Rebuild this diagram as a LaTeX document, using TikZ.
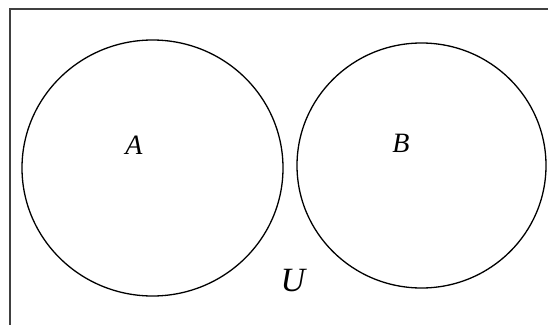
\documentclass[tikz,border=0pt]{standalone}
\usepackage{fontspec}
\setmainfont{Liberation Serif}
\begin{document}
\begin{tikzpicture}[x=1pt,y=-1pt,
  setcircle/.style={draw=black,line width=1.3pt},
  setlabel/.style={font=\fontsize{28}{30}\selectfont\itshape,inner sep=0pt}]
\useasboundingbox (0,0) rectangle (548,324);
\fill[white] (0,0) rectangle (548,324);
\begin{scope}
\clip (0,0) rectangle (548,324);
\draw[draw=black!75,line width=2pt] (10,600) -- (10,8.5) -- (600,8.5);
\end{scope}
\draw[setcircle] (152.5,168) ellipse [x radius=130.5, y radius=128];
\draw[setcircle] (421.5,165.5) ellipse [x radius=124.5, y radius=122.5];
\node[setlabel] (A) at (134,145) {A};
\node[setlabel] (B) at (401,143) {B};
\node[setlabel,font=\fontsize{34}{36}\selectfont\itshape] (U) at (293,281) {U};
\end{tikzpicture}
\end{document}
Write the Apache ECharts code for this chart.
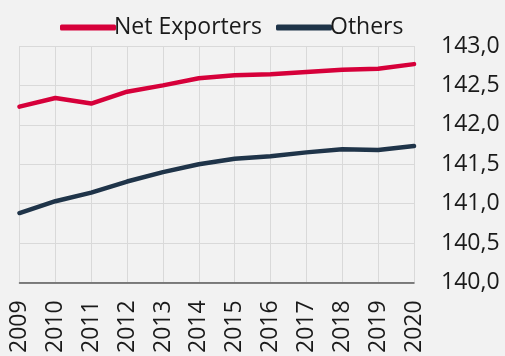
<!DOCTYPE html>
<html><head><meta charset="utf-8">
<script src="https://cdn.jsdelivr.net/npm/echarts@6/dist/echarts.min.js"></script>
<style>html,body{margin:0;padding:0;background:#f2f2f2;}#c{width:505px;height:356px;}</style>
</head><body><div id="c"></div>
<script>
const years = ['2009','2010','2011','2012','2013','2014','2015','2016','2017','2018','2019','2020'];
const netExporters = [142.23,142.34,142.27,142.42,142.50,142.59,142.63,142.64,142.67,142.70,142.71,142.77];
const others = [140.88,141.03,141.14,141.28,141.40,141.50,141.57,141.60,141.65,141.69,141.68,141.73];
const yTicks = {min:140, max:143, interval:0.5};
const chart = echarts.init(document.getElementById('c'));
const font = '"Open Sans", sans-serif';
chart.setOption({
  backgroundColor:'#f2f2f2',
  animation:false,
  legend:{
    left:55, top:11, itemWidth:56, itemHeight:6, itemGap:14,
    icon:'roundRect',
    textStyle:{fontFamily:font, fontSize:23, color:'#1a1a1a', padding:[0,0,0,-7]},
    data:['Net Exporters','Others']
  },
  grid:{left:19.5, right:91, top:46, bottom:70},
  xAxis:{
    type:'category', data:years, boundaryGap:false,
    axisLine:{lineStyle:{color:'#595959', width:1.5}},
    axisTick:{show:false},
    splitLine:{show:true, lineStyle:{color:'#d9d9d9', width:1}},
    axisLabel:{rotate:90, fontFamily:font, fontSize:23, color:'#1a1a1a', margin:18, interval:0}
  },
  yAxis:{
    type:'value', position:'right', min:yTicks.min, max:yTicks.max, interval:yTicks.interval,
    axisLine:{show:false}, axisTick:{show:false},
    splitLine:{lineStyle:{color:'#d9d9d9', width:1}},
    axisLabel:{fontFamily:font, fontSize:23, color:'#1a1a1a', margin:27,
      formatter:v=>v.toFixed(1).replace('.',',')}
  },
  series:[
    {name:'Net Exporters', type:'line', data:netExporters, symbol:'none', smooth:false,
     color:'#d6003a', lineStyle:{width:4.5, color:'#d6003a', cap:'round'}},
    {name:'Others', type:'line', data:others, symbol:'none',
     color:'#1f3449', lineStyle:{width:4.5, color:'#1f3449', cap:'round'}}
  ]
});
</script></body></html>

□ □ □ □ □

Exercise task. With the pictures omitted, reproduce the records in full and exactly.

Complete answer.
Rebuild this diagram as a LaTeX document, using TikZ.
\documentclass[tikz,border=0pt]{standalone}
\usepackage{fontspec}
\setmainfont{Liberation Serif}
\begin{document}
\begin{tikzpicture}[x=1pt,y=-1pt,
  setcircle/.style={draw=black,line width=1.3pt},
  setlabel/.style={font=\fontsize{28}{30}\selectfont\itshape,inner sep=0pt}]
\useasboundingbox (0,0) rectangle (548,324);
\fill[white] (0,0) rectangle (548,324);
\begin{scope}
\clip (0,0) rectangle (548,324);
\draw[draw=black!75,line width=2pt] (10,600) -- (10,8.5) -- (600,8.5);
\end{scope}
\draw[setcircle] (152.5,168) ellipse [x radius=130.5, y radius=128];
\draw[setcircle] (421.5,165.5) ellipse [x radius=124.5, y radius=122.5];
\node[setlabel] (A) at (134,145) {A};
\node[setlabel] (B) at (401,143) {B};
\node[setlabel,font=\fontsize{34}{36}\selectfont\itshape] (U) at (293,281) {U};
\end{tikzpicture}
\end{document}
Write the Apache ECharts code for this chart.
<!DOCTYPE html>
<html><head><meta charset="utf-8">
<script src="https://cdn.jsdelivr.net/npm/echarts@6/dist/echarts.min.js"></script>
<style>html,body{margin:0;padding:0;background:#f2f2f2;}#c{width:505px;height:356px;}</style>
</head><body><div id="c"></div>
<script>
const years = ['2009','2010','2011','2012','2013','2014','2015','2016','2017','2018','2019','2020'];
const netExporters = [142.23,142.34,142.27,142.42,142.50,142.59,142.63,142.64,142.67,142.70,142.71,142.77];
const others = [140.88,141.03,141.14,141.28,141.40,141.50,141.57,141.60,141.65,141.69,141.68,141.73];
const yTicks = {min:140, max:143, interval:0.5};
const chart = echarts.init(document.getElementById('c'));
const font = '"Open Sans", sans-serif';
chart.setOption({
  backgroundColor:'#f2f2f2',
  animation:false,
  legend:{
    left:55, top:11, itemWidth:56, itemHeight:6, itemGap:14,
    icon:'roundRect',
    textStyle:{fontFamily:font, fontSize:23, color:'#1a1a1a', padding:[0,0,0,-7]},
    data:['Net Exporters','Others']
  },
  grid:{left:19.5, right:91, top:46, bottom:70},
  xAxis:{
    type:'category', data:years, boundaryGap:false,
    axisLine:{lineStyle:{color:'#595959', width:1.5}},
    axisTick:{show:false},
    splitLine:{show:true, lineStyle:{color:'#d9d9d9', width:1}},
    axisLabel:{rotate:90, fontFamily:font, fontSize:23, color:'#1a1a1a', margin:18, interval:0}
  },
  yAxis:{
    type:'value', position:'right', min:yTicks.min, max:yTicks.max, interval:yTicks.interval,
    axisLine:{show:false}, axisTick:{show:false},
    splitLine:{lineStyle:{color:'#d9d9d9', width:1}},
    axisLabel:{fontFamily:font, fontSize:23, color:'#1a1a1a', margin:27,
      formatter:v=>v.toFixed(1).replace('.',',')}
  },
  series:[
    {name:'Net Exporters', type:'line', data:netExporters, symbol:'none', smooth:false,
     color:'#d6003a', lineStyle:{width:4.5, color:'#d6003a', cap:'round'}},
    {name:'Others', type:'line', data:others, symbol:'none',
     color:'#1f3449', lineStyle:{width:4.5, color:'#1f3449', cap:'round'}}
  ]
});
</script></body></html>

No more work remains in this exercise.